Pour être honnête, je ne sais pas comment séparer « mode » de « progrès » dans ce cas. Et je ne suis même pas sûr que ça ait une importance. Je pense que le meilleur moyen est de se concentrer sur les caractéristiques inhérentes à chaque projet et voir ce qu’on peut en faire. Un bon logo simple peut marcher aussi bien qu’une approche basée sur une structure, un concept.

Penses-tu que les travaux de Garamont, Bodoni, Baskerville… ont contribué à former une sorte d’« identité nationale » à l’époque et, si c’est le cas, crois-tu que cela existe encore ?
Absolument. Ça sera toujours le cas ; ou du moins je l’espère, sinon le monde serait un peu triste.

Oui, mais en ce qui concerne la scène contemporaine, je ne sais pas si il y a encore une sorte de « typographie française », comme dans les années 1950 et 1960 avec Roger Excoffon par exemple qui, en dépit de lui-même, a vraiment contribué à façonner une sorte d’identité visuelle de la France… Les étudiants sont de plus en plus en mesure d’aller étudier à l’étranger et les designers tendent à une plus grande mobilité, ce qui peut avoir une sorte d’effet de normalisation.
Ou il se pourrait également que cette identité ne puisse se révéler qu’a posteriori – qu’avec le recul du temps. Je n’appellerais pas ça de la normalisation, car la normalisation (j’en ai fait l’expérience) peut également se former dans des sociétés fermées sur elle même et isolées (les dictatures, etc.). Comme je vois les choses, nous assistons à une sorte de fragmentation. Des tonnes d’informations vont et viennent avant même que nous ayons eu le temps de les connecter à une sorte de tableau plus vaste de l’expérience. Je pense que les étudiants sont malheureusement les plus vulnérables à ça. Et il me semble même que ça soit en contradiction avec ce qu’étudier devrait être.

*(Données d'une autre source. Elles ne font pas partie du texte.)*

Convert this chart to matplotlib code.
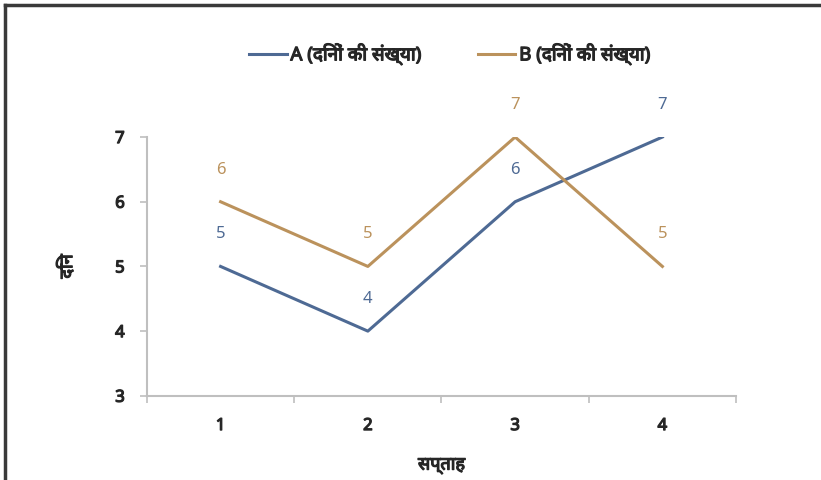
import matplotlib.pyplot as plt
import matplotlib.patheffects as pe
from matplotlib.lines import Line2D

weeks = ['1', '2', '3', '4']
days_a = [5, 4, 6, 7]
days_b = [6, 5, 7, 5]
label_a = 'A (दिनों की संख्या)'
label_b = 'B (दिनों की संख्या)'
yticks = [3, 4, 5, 6, 7]

color_a = '#4e6a94'
color_b = '#bb925c'
axis_grey = '#bfbfbf'
text_grey = '#262626'

plt.rcParams['font.family'] = ['Noto Sans', 'DejaVu Sans']

# fake bold, the Devanagari face has only a regular weight
bold = [pe.withStroke(linewidth=0.9, foreground=text_grey)]

fig = plt.figure(figsize=(8.21, 4.81), dpi=100)
ax = fig.add_axes([0.179, 0.175, 0.7175, 0.538])

x = range(len(weeks))
ax.plot(x, days_a, color=color_a, lw=2.2, label=label_a)
ax.plot(x, days_b, color=color_b, lw=2.2, label=label_b)

# data labels above each point
for i, v in enumerate(days_a):
    ax.annotate(str(v), (i, v), xytext=(0, 18), textcoords='offset points',
                ha='center', va='bottom', color=color_a, fontsize=12)
for i, v in enumerate(days_b):
    ax.annotate(str(v), (i, v), xytext=(0, 18), textcoords='offset points',
                ha='center', va='bottom', color=color_b, fontsize=12)

ax.set_xlim(-0.5, len(weeks) - 0.5)
ax.set_ylim(3, 7)
ax.set_yticks(yticks)
ax.set_xticks(x)
ax.set_xticklabels(weeks)
# category separators as minor ticks
ax.set_xticks([i - 0.5 for i in range(len(weeks) + 1)], minor=True)
ax.tick_params(axis='x', which='major', length=0, pad=16)
ax.tick_params(axis='x', which='minor', length=5, color=axis_grey, width=1.2)
ax.tick_params(axis='y', length=5, color=axis_grey, width=1.2, pad=11)
for lab in ax.get_xticklabels() + ax.get_yticklabels():
    lab.set_fontsize(12)
    lab.set_color(text_grey)
    lab.set_path_effects(bold)

for s in ['top', 'right']:
    ax.spines[s].set_visible(False)
for s in ['left', 'bottom']:
    ax.spines[s].set_color(axis_grey)
    ax.spines[s].set_linewidth(1.5)

ax.set_xlabel('सप्ताह', fontsize=13, color=text_grey, labelpad=16, path_effects=bold)
ax.set_ylabel('दिन', fontsize=13, color=text_grey, labelpad=28, path_effects=bold)

leg = fig.legend(loc='center', bbox_to_anchor=(0.548, 0.885), ncol=2, frameon=False,
                 handlelength=2.0, handletextpad=0.2, columnspacing=3.0,
                 prop={'size': 13.5})
for t in leg.get_texts():
    t.set_color(text_grey)
    t.set_path_effects(bold)

# picture border on top and left
fig.add_artist(Line2D([0.006, 1.0], [0.987, 0.987], color='#3a3a3a', lw=2.5))
fig.add_artist(Line2D([0.006, 0.006], [0.0, 0.987], color='#3a3a3a', lw=2.5))

fig.savefig('out.png', dpi=100)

Tu développes des fontes qui sont à la fois formellement et conceptuellement remarquables (MITIM, Lyno, Union…). Très souvent, tu travailles plusieurs années sur le même caractère, le faisant évoluer en permanence. Que penses-tu de la typographie conceptuelle ? Notamment en regard d’une pratique plus « conventionnelle » du type-design ou de la création de familles très étendues. Tu sembles clairement créer les outils dont tu as besoin pour des projets spécifiques, mais quel est ton rapport à l’utilisation de tes fontes par d’autres ?
Je ne suis pas sûr d’entièrement comprendre le terme de « typographie ou de caractère conceptuel », j’ai parfois l’impression que c’est la marque de caractères qui n’ont pas d’autre fonction que de se prouver quelque chose à eux-même, mais qui restent inutilisables en dehors de leur cadre conceptuel. Ça me semble en contradiction avec ce qu’un caractère devrait être. C’est toujours intéressant pour moi de voir mes fontes utilisées par d’autres personnes.